One of the few waymarkers along the way

Then, if you’re camping, you’ll also need the following:

  • Tent. If you do decide to camp and take a tent then you need to make sure it’s light enough to carry. There’s plenty of options for small, light and cheap-ish one man tents on the market nowadays.
  • Sleeping bag and mat. The weight of the sleeping bag will depend on the season. Again, remember you’ll have to carry it. Down sleeping bags tend to have a better warmth to weight ratio than synthetic ones, but don’t perform very well in damp conditions. For the roll mat you can choose between a self-inflatable one (bulkier) or a blow-up one (smaller and more packable).
  • Camping stove, pots and gas. They would need to be small and light, and you’ll need to plan your food according to your schedule to be able to restock while you’re passing through towns.

When to go and how to get there

The East Highland Way can be walked all year around, but of course conditions might be different throughout the year. The driest months are likely to be April, May and June, but sometimes September and October are also good.
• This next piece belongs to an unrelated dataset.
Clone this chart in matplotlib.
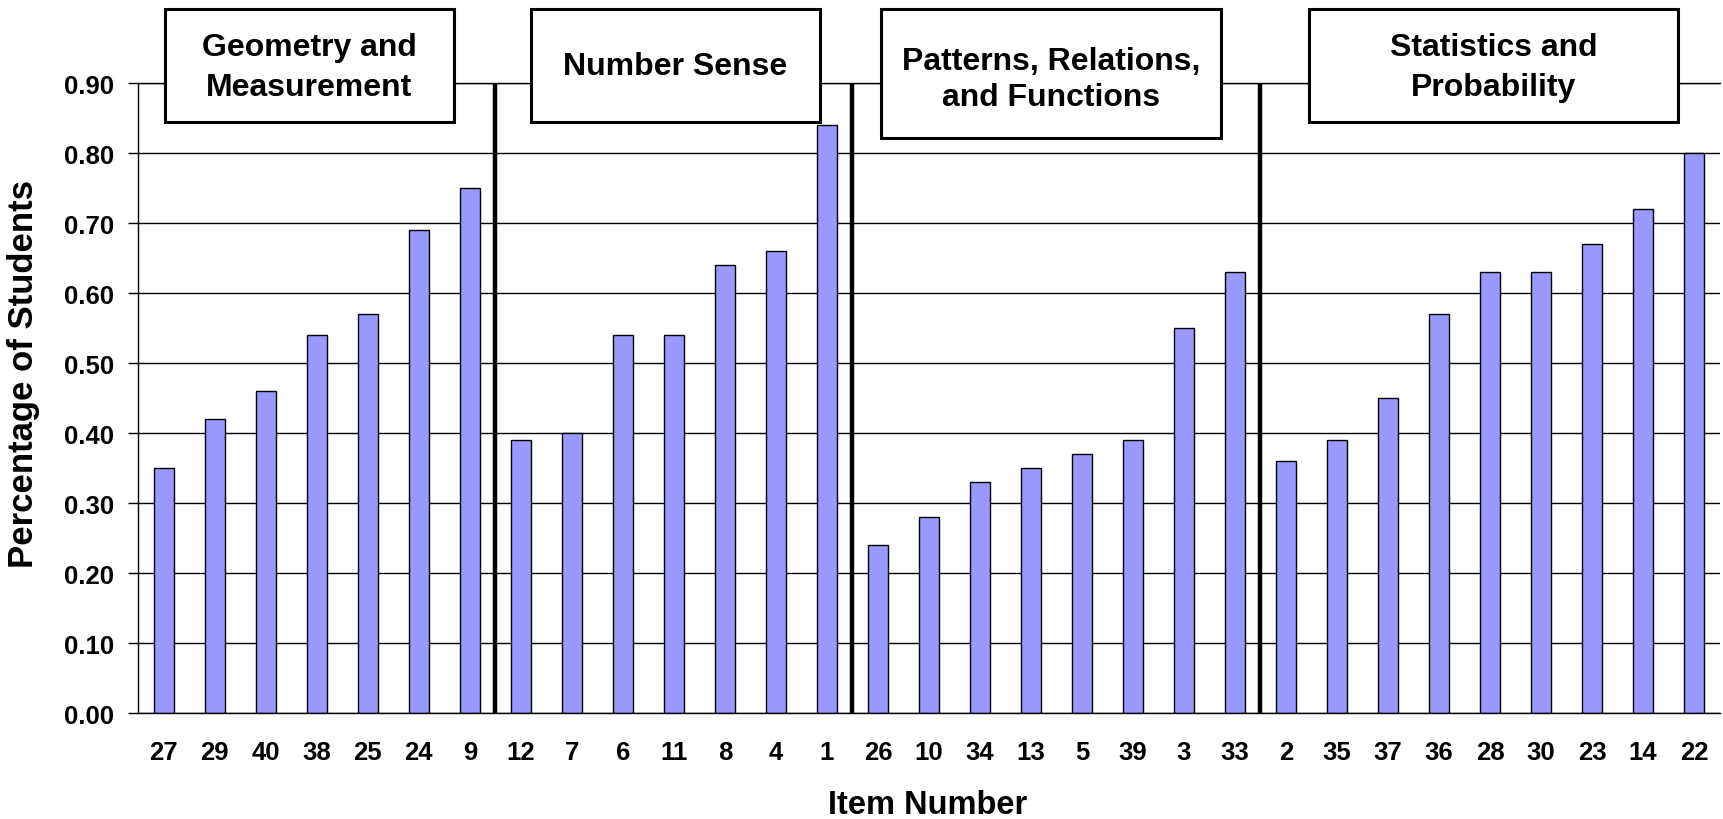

One thing to consider is that the rivers might be in spate in exceptionally rainy conditions, making the river crossing harder if not impossible. Also, some sections of the walk might be covered in snow for periods of time in the winter. The trek would of course still be walkable in winter conditions, but good knowledge of winter walking must be had.

The last stretch before getting into Aviemore

In terms of logistics and how to get there, it’s relatively easy. Both Fort William and Aviemore have a train station, and although they’re not connected very well to each other, they are both connected to the main cities in Scotland (Glasgow, Edinburgh and Inverness). Another option, if train times don’t suit, is to use the CityLink bus service, which runs plenty of busses at good prices.

Once you’ve done all this, planned and put together all the kit you need, there’s nothing else left to do than walk!

If you’re looking for a lesser known, low level long distance walk for your next holiday, I couldn’t recommend this route enough. It’s not too tough but yet beautiful in all its stages, and it will take you to some pretty remote places in the Scottish Highlands. I love that about Scotland, you can walk only a few hundred metres outside of a town and feel like you’re miles away from everywhere. So let’s get planning, and start walking east.